───── Supplied data
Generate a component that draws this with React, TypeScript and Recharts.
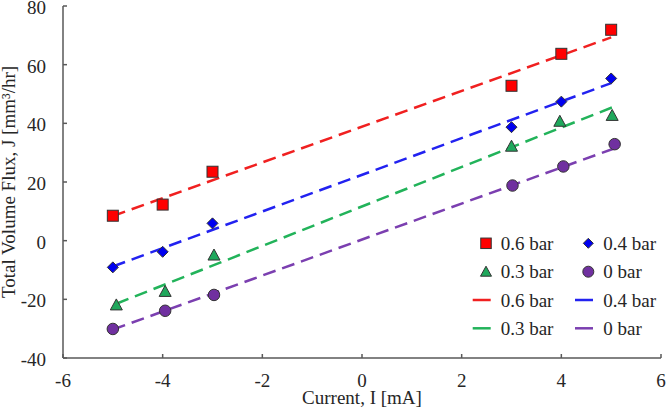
import React from 'react';
import { ScatterChart, Scatter, XAxis, YAxis, Legend } from 'recharts';

// Measured points: current (mA) vs. total volume flux (mm³/hr) at each pressure
const currents = [-5, -4, -3, 3, 4, 5];
const flux06 = [8.5, 12.3, 23.5, 52.8, 63.7, 71.9];
const flux04 = [-9.1, -3.8, 5.9, 38.7, 47.4, 55.3];
const current03 = [-4.93, -3.95, -2.97, 3.0, 3.97, 5.02];
const flux03 = [-21.9, -17.3, -4.9, 32.2, 40.7, 42.7];
const current0 = [-5.0, -3.95, -2.97, 3.02, 4.04, 5.07];
const flux0 = [-30.1, -23.9, -18.5, 18.8, 25.3, 32.9];

// Linear fit end points for each pressure
const fitX06 = [-5, 5];
const fitY06 = [8.4, 69.3];
const fitX04 = [-5, 5];
const fitY04 = [-8.8, 53.7];
const fitX03 = [-4.93, 5.03];
const fitY03 = [-21.5, 45.5];
const fitX0 = [-5, 5.07];
const fitY0 = [-30.3, 31.5];

const xTicks = [-6, -4, -2, 0, 2, 4, 6];
const yTicks = [-40, -20, 0, 20, 40, 60, 80];
const seriesLabels = ['0.6 bar', '0.4 bar', '0.3 bar', '0 bar'];

const zip = (xs: number[], ys: number[]) => xs.map((x, i) => ({ x, y: ys[i] }));

const FONT = '"Liberation Serif", "Times New Roman", serif';
const TEXT = '#262626';
const AXIS = '#595959';

const MARK_RED = '#ff0000';
const MARK_BLUE = '#0000f0';
const MARK_GREEN = '#1fa85c';
const MARK_PURPLE = '#7030a0';
const LINE_RED = '#f02020';
const LINE_BLUE = '#2222f0';
const LINE_GREEN = '#22b35a';
const LINE_PURPLE = '#7b3fb0';
const EDGE = '#333333';

const Square = ({ cx, cy, s = 11, fill }: any) => (
  <rect x={cx - s / 2} y={cy - s / 2} width={s} height={s} fill={fill} stroke={EDGE} strokeWidth={1} />
);
const Diamond = ({ cx, cy, s = 11, fill }: any) => (
  <polygon
    points={`${cx},${cy - s / 2} ${cx + s / 2},${cy} ${cx},${cy + s / 2} ${cx - s / 2},${cy}`}
    fill={fill}
    stroke={EDGE}
    strokeWidth={1}
  />
);
const Triangle = ({ cx, cy, s = 12, fill }: any) => (
  <polygon
    points={`${cx},${cy - s / 2} ${cx + s / 2},${cy + s / 2 - 1} ${cx - s / 2},${cy + s / 2 - 1}`}
    fill={fill}
    stroke={EDGE}
    strokeWidth={1}
  />
);
const Circle = ({ cx, cy, s = 11.5, fill }: any) => (
  <circle cx={cx} cy={cy} r={s / 2} fill={fill} stroke={EDGE} strokeWidth={1} />
);

const noDot = () => <g />;

const XTick = ({ x, y, payload }: any) => (
  <g>
    <line x1={x} y1={y} x2={x} y2={y - 4} stroke={AXIS} strokeWidth={1.5} />
    <text x={x} y={y + 29} textAnchor="middle" fontFamily={FONT} fontSize={19} fill={TEXT}>
      {payload.value}
    </text>
  </g>
);

const YTick = ({ x, y, payload }: any) => (
  <g>
    <line x1={x} y1={y} x2={x + 4} y2={y} stroke={AXIS} strokeWidth={1.5} />
    <text x={x - 17} y={y + 8} textAnchor="end" fontFamily={FONT} fontSize={19} fill={TEXT}>
      {payload.value}
    </text>
  </g>
);

const XTitle = ({ viewBox }: any) => (
  <text
    x={viewBox.x + viewBox.width / 2}
    y={404}
    textAnchor="middle"
    fontFamily={FONT}
    fontSize={19}
    fill={TEXT}
  >
    Current, I [mA]
  </text>
);

const YTitle = ({ viewBox }: any) => {
  const cy = viewBox.y + viewBox.height / 2;
  return (
    <text
      x={15}
      y={cy}
      transform={`rotate(-90, 15, ${cy})`}
      textAnchor="middle"
      fontFamily={FONT}
      fontSize={19}
      fill={TEXT}
    >
      Total Volume Flux, J [mm³/hr]
    </text>
  );
};

const LegendBox = () => {
  const rows = [15.3, 43.7, 72, 100.3];
  const col1 = 26;
  const col2 = 128.3;
  const t1 = 40.7;
  const t2 = 143.3;
  const label = (x: number, y: number, s: string) => (
    <text x={x} y={y + 6.5} fontFamily={FONT} fontSize={19} fill={TEXT}>
      {s}
    </text>
  );
  const seg = (cx: number, y: number, c: string) => (
    <line x1={cx - 9} y1={y} x2={cx + 9} y2={y} stroke={c} strokeWidth={2.5} />
  );
  return (
    <svg width={206} height={120} style={{ display: 'block', overflow: 'visible' }}>
      <Square cx={col1} cy={rows[0]} s={10.5} fill={MARK_RED} />
      {label(t1, rows[0], seriesLabels[0])}
      <Diamond cx={col2} cy={rows[0]} s={10} fill={MARK_BLUE} />
      {label(t2, rows[0], seriesLabels[1])}
      <Triangle cx={col1} cy={rows[1]} s={11} fill={MARK_GREEN} />
      {label(t1, rows[1], seriesLabels[2])}
      <Circle cx={col2} cy={rows[1]} s={11} fill={MARK_PURPLE} />
      {label(t2, rows[1], seriesLabels[3])}
      {seg(col1 - 4.3, rows[2], LINE_RED)}
      {label(t1, rows[2], seriesLabels[0])}
      {seg(col2 - 4.3, rows[2], LINE_BLUE)}
      {label(t2, rows[2], seriesLabels[1])}
      {seg(col1 - 4.3, rows[3], LINE_GREEN)}
      {label(t1, rows[3], seriesLabels[2])}
      {seg(col2 - 4.3, rows[3], LINE_PURPLE)}
      {label(t2, rows[3], seriesLabels[3])}
    </svg>
  );
};

const dash = { strokeWidth: 2.5, strokeDasharray: '13 7' };

export default function App() {
  return (
    <div style={{ position: 'absolute', left: 0, top: 0, width: 666, height: 409, background: '#fff' }}>
      <ScatterChart width={666} height={409} margin={{ top: 6, right: 5, bottom: 0, left: 0 }}>
        <XAxis
          type="number"
          dataKey="x"
          domain={[-6, 6]}
          ticks={xTicks}
          height={51}
          tickSize={0}
          tickMargin={0}
          tickLine={false}
          tick={<XTick />}
          axisLine={{ stroke: AXIS, strokeWidth: 1.5 }}
          interval={0}
          allowDataOverflow
          label={{ content: <XTitle /> }}
        />
        <YAxis
          type="number"
          dataKey="y"
          domain={[-40, 80]}
          ticks={yTicks}
          width={63}
          tickSize={0}
          tickMargin={0}
          tickLine={false}
          tick={<YTick />}
          axisLine={{ stroke: AXIS, strokeWidth: 1.5 }}
          interval={0}
          allowDataOverflow
          label={{ content: <YTitle /> }}
        />
        <Legend
          layout="vertical"
          align="center"
          verticalAlign="middle"
          content={() => <LegendBox />}
          wrapperStyle={{ position: 'absolute', left: 460, top: 228, width: 206, height: 120 }}
        />
        <Scatter name="fit 0.6 bar" data={zip(fitX06, fitY06)} line={{ stroke: LINE_RED, ...dash }} shape={noDot} isAnimationActive={false} legendType="none" />
        <Scatter name="fit 0.4 bar" data={zip(fitX04, fitY04)} line={{ stroke: LINE_BLUE, ...dash }} shape={noDot} isAnimationActive={false} legendType="none" />
        <Scatter name="fit 0.3 bar" data={zip(fitX03, fitY03)} line={{ stroke: LINE_GREEN, ...dash }} shape={noDot} isAnimationActive={false} legendType="none" />
        <Scatter name="fit 0 bar" data={zip(fitX0, fitY0)} line={{ stroke: LINE_PURPLE, ...dash }} shape={noDot} isAnimationActive={false} legendType="none" />
        <Scatter name="0.6 bar" data={zip(currents, flux06)} shape={(p: any) => <Square cx={p.cx} cy={p.cy} fill={MARK_RED} />} isAnimationActive={false} />
        <Scatter name="0.4 bar" data={zip(currents, flux04)} shape={(p: any) => <Diamond cx={p.cx} cy={p.cy} fill={MARK_BLUE} />} isAnimationActive={false} />
        <Scatter name="0.3 bar" data={zip(current03, flux03)} shape={(p: any) => <Triangle cx={p.cx} cy={p.cy} fill={MARK_GREEN} />} isAnimationActive={false} />
        <Scatter name="0 bar" data={zip(current0, flux0)} shape={(p: any) => <Circle cx={p.cx} cy={p.cy} fill={MARK_PURPLE} />} isAnimationActive={false} />
      </ScatterChart>
    </div>
  );
}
──────────
**What you should do:**
Begin at the first line of the material and copy each line exactly through the one containing "const EDGE = '#333333';". Omit pictures.

**Answer to the problem:**
Generate a component that draws this with React, TypeScript and Recharts.
import React from 'react';
import { ScatterChart, Scatter, XAxis, YAxis, Legend } from 'recharts';

// Measured points: current (mA) vs. total volume flux (mm³/hr) at each pressure
const currents = [-5, -4, -3, 3, 4, 5];
const flux06 = [8.5, 12.3, 23.5, 52.8, 63.7, 71.9];
const flux04 = [-9.1, -3.8, 5.9, 38.7, 47.4, 55.3];
const current03 = [-4.93, -3.95, -2.97, 3.0, 3.97, 5.02];
const flux03 = [-21.9, -17.3, -4.9, 32.2, 40.7, 42.7];
const current0 = [-5.0, -3.95, -2.97, 3.02, 4.04, 5.07];
const flux0 = [-30.1, -23.9, -18.5, 18.8, 25.3, 32.9];

// Linear fit end points for each pressure
const fitX06 = [-5, 5];
const fitY06 = [8.4, 69.3];
const fitX04 = [-5, 5];
const fitY04 = [-8.8, 53.7];
const fitX03 = [-4.93, 5.03];
const fitY03 = [-21.5, 45.5];
const fitX0 = [-5, 5.07];
const fitY0 = [-30.3, 31.5];

const xTicks = [-6, -4, -2, 0, 2, 4, 6];
const yTicks = [-40, -20, 0, 20, 40, 60, 80];
const seriesLabels = ['0.6 bar', '0.4 bar', '0.3 bar', '0 bar'];

const zip = (xs: number[], ys: number[]) => xs.map((x, i) => ({ x, y: ys[i] }));

const FONT = '"Liberation Serif", "Times New Roman", serif';
const TEXT = '#262626';
const AXIS = '#595959';

const MARK_RED = '#ff0000';
const MARK_BLUE = '#0000f0';
const MARK_GREEN = '#1fa85c';
const MARK_PURPLE = '#7030a0';
const LINE_RED = '#f02020';
const LINE_BLUE = '#2222f0';
const LINE_GREEN = '#22b35a';
const LINE_PURPLE = '#7b3fb0';
const EDGE = '#333333';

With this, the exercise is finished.